--- start of DATA LINES ---
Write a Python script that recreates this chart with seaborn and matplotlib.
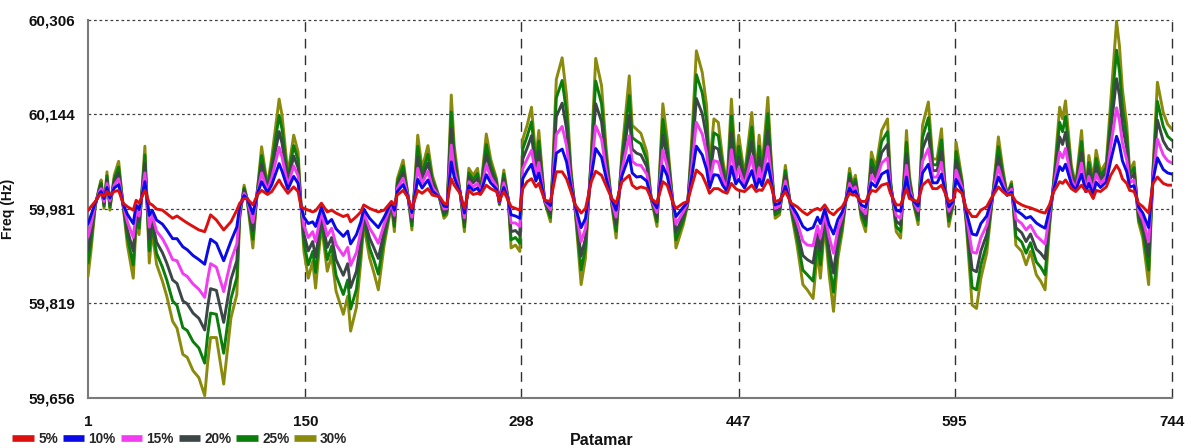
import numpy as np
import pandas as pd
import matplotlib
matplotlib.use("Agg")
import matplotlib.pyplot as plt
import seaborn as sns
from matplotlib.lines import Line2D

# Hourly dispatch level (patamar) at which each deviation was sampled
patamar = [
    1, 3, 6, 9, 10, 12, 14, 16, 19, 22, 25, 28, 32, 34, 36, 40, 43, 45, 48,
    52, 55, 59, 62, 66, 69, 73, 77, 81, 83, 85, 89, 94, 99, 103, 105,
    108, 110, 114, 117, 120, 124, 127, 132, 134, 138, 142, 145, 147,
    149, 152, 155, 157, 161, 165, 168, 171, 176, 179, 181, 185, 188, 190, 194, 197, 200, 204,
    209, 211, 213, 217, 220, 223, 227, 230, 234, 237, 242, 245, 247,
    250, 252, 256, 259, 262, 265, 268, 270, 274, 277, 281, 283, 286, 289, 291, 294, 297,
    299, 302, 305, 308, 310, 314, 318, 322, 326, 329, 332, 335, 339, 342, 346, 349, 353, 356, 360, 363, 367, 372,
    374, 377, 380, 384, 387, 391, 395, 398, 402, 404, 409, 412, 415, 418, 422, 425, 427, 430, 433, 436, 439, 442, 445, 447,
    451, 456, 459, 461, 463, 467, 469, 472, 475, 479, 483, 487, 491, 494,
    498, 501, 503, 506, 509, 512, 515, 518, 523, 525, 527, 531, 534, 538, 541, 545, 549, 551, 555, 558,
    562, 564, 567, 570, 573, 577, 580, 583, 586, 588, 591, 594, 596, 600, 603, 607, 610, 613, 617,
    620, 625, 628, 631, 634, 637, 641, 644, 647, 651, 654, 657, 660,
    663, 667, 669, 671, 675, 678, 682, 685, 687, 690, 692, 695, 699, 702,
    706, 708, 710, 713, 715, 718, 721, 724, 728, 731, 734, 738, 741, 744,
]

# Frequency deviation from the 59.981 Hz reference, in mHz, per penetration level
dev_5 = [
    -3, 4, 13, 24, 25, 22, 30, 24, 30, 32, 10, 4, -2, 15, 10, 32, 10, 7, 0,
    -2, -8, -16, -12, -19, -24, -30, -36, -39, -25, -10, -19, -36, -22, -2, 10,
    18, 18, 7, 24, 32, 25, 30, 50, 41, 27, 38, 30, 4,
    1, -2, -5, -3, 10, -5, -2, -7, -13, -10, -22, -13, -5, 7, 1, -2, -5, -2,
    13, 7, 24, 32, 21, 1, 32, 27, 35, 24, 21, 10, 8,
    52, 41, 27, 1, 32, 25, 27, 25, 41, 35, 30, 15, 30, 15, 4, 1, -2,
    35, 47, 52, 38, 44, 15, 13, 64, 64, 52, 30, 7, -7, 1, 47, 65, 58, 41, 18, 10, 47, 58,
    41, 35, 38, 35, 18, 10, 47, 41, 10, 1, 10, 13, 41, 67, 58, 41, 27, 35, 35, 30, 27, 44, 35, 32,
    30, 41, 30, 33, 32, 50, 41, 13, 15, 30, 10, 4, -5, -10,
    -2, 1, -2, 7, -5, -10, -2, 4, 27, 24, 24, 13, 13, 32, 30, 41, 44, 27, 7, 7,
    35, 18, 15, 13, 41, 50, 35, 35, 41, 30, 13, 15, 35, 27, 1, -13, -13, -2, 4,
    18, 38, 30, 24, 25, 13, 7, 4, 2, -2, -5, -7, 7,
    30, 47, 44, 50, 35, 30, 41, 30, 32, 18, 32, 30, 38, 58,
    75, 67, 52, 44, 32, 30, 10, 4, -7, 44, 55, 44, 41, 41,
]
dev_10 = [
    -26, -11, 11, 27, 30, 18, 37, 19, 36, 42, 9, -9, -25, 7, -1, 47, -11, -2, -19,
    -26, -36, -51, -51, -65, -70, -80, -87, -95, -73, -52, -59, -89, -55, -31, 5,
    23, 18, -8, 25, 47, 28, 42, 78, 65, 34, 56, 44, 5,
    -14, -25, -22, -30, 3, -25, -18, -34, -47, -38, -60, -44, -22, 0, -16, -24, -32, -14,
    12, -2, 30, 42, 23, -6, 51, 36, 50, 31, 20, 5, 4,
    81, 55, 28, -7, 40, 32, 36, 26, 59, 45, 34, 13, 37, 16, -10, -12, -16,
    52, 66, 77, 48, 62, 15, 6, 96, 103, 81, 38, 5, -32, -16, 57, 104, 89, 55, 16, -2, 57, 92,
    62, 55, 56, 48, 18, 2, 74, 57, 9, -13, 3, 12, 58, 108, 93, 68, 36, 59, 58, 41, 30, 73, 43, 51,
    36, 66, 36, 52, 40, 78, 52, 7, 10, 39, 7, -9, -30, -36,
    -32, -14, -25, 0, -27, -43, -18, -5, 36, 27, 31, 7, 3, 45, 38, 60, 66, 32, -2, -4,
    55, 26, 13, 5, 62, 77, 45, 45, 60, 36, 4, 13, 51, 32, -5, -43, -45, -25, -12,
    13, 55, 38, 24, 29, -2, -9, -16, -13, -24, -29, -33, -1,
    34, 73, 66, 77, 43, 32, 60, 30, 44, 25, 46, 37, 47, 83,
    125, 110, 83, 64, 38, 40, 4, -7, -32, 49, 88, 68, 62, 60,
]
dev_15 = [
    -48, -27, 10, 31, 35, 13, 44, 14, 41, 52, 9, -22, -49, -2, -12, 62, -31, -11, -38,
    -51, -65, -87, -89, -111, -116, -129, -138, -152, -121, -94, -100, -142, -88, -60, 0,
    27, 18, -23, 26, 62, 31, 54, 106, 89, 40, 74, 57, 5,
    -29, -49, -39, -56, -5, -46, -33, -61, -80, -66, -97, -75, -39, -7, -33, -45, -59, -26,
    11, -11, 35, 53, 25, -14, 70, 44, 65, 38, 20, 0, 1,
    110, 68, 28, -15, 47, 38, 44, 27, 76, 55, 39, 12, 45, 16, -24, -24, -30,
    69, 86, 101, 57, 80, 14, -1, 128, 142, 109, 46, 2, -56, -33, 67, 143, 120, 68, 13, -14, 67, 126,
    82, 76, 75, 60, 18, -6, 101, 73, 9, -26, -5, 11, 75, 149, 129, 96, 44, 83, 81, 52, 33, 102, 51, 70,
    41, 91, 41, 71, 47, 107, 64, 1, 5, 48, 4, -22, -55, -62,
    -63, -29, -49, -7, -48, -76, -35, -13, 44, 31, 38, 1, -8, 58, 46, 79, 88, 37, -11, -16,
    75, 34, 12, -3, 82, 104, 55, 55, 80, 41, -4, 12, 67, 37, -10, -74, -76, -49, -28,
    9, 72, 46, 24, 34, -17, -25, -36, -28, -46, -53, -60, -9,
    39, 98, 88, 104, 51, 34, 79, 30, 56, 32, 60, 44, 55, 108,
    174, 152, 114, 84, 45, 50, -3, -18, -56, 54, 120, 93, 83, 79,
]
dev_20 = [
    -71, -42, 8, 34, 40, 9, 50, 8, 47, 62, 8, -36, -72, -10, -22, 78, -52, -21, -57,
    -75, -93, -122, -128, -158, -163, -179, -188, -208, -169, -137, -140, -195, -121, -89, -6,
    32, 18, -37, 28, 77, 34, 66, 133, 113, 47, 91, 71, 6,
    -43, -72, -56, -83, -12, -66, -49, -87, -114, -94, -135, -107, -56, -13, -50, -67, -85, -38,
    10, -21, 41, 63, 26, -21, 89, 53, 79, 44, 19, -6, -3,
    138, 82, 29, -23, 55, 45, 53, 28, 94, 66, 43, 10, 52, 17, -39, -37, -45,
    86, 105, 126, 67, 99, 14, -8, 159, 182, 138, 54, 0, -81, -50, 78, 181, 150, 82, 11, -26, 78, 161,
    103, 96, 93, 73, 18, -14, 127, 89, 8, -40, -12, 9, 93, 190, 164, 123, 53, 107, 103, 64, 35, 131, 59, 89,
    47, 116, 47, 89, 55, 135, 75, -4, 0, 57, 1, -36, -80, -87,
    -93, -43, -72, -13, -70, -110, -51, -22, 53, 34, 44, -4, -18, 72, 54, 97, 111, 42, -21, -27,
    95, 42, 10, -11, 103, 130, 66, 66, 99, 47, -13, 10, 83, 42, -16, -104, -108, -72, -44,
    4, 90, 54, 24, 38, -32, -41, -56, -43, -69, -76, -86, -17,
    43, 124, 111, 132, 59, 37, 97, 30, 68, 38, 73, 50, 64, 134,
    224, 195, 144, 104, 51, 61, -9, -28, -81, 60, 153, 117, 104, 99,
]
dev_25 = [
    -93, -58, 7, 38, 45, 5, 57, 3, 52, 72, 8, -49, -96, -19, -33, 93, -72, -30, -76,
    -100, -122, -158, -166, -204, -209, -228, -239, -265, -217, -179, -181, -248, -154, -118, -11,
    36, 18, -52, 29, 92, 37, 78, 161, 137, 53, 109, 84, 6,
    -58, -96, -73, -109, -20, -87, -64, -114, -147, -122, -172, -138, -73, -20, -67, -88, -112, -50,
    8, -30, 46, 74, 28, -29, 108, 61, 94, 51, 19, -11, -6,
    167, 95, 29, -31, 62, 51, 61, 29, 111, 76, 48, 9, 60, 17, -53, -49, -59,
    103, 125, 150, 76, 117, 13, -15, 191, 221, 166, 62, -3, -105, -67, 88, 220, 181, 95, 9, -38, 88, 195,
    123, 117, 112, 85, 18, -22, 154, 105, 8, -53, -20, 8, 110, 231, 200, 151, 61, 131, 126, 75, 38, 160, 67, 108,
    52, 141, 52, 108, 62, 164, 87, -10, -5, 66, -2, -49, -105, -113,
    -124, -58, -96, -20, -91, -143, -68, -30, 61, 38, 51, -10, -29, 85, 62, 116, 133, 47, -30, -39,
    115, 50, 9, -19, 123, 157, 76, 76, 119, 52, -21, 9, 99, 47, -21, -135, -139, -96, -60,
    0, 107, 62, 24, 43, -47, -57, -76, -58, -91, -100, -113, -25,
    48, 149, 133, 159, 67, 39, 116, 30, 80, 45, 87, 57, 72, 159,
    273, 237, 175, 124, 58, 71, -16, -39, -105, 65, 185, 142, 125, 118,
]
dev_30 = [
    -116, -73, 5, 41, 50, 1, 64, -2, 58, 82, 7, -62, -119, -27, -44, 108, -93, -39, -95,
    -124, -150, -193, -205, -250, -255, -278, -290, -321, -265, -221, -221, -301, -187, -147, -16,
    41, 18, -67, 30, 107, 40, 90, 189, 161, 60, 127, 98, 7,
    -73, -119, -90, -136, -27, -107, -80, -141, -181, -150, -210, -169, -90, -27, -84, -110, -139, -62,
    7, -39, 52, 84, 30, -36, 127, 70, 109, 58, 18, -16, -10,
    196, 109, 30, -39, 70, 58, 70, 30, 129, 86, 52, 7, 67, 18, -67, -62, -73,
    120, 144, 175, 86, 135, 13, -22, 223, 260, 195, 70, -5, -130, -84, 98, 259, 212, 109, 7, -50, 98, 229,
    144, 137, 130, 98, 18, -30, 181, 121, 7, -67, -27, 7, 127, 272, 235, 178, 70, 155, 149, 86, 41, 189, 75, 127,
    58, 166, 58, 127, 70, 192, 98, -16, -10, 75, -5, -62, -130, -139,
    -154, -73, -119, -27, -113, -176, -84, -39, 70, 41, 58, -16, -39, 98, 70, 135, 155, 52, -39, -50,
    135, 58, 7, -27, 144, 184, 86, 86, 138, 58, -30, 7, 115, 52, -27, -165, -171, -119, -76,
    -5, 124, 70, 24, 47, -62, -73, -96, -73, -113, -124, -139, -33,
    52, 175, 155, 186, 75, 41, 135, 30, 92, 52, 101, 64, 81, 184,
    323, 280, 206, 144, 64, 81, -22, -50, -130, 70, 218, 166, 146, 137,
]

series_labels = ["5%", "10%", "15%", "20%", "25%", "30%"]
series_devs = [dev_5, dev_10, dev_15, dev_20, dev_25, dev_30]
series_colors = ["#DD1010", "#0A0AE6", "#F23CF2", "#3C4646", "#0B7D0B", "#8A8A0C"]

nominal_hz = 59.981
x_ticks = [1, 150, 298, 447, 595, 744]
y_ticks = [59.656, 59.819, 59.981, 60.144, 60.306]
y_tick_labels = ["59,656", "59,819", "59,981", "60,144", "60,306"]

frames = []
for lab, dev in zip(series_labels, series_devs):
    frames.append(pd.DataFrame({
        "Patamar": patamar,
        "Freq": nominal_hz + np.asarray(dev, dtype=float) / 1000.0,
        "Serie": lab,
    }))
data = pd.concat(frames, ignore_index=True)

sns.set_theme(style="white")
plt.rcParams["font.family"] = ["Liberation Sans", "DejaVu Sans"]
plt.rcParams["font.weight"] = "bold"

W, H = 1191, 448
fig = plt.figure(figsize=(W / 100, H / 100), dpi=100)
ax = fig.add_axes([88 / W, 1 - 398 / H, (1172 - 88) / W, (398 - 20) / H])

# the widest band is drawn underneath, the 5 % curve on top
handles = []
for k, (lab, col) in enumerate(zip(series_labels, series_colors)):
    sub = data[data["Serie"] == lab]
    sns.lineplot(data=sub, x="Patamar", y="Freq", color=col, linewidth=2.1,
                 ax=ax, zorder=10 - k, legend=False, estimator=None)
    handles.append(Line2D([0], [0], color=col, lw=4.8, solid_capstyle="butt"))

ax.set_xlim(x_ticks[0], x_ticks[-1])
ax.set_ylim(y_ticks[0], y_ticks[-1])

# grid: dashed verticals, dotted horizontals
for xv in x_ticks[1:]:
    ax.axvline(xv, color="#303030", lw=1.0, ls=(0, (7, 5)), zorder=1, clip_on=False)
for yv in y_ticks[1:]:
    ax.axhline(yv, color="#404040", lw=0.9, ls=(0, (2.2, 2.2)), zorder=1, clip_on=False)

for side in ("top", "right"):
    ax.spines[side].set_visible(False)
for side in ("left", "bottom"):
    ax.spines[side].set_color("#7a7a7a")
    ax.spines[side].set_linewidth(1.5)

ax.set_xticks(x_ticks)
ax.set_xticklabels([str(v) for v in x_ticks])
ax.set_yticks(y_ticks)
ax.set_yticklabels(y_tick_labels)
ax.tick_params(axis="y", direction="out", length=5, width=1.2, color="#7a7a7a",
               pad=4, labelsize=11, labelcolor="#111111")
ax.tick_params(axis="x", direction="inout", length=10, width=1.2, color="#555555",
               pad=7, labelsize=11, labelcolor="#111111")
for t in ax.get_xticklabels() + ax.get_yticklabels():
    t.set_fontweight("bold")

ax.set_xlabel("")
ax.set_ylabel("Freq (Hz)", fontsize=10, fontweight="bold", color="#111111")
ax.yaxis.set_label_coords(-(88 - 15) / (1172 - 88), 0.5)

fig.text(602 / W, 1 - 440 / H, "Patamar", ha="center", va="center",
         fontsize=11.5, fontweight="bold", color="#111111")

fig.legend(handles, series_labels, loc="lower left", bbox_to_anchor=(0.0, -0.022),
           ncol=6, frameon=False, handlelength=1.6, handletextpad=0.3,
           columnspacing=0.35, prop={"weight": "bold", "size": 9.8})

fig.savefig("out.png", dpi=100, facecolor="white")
--- end of DATA LINES ---
- **WHAT YOU WILL DO**: Everything from the first line to the line with "from matplotlib.lines import Line2D" must be repeated exactly, and nothing else. Leave the pictures out.

- **EXERCISE SOLUTION**:
Write a Python script that recreates this chart with seaborn and matplotlib.
import numpy as np
import pandas as pd
import matplotlib
matplotlib.use("Agg")
import matplotlib.pyplot as plt
import seaborn as sns
from matplotlib.lines import Line2D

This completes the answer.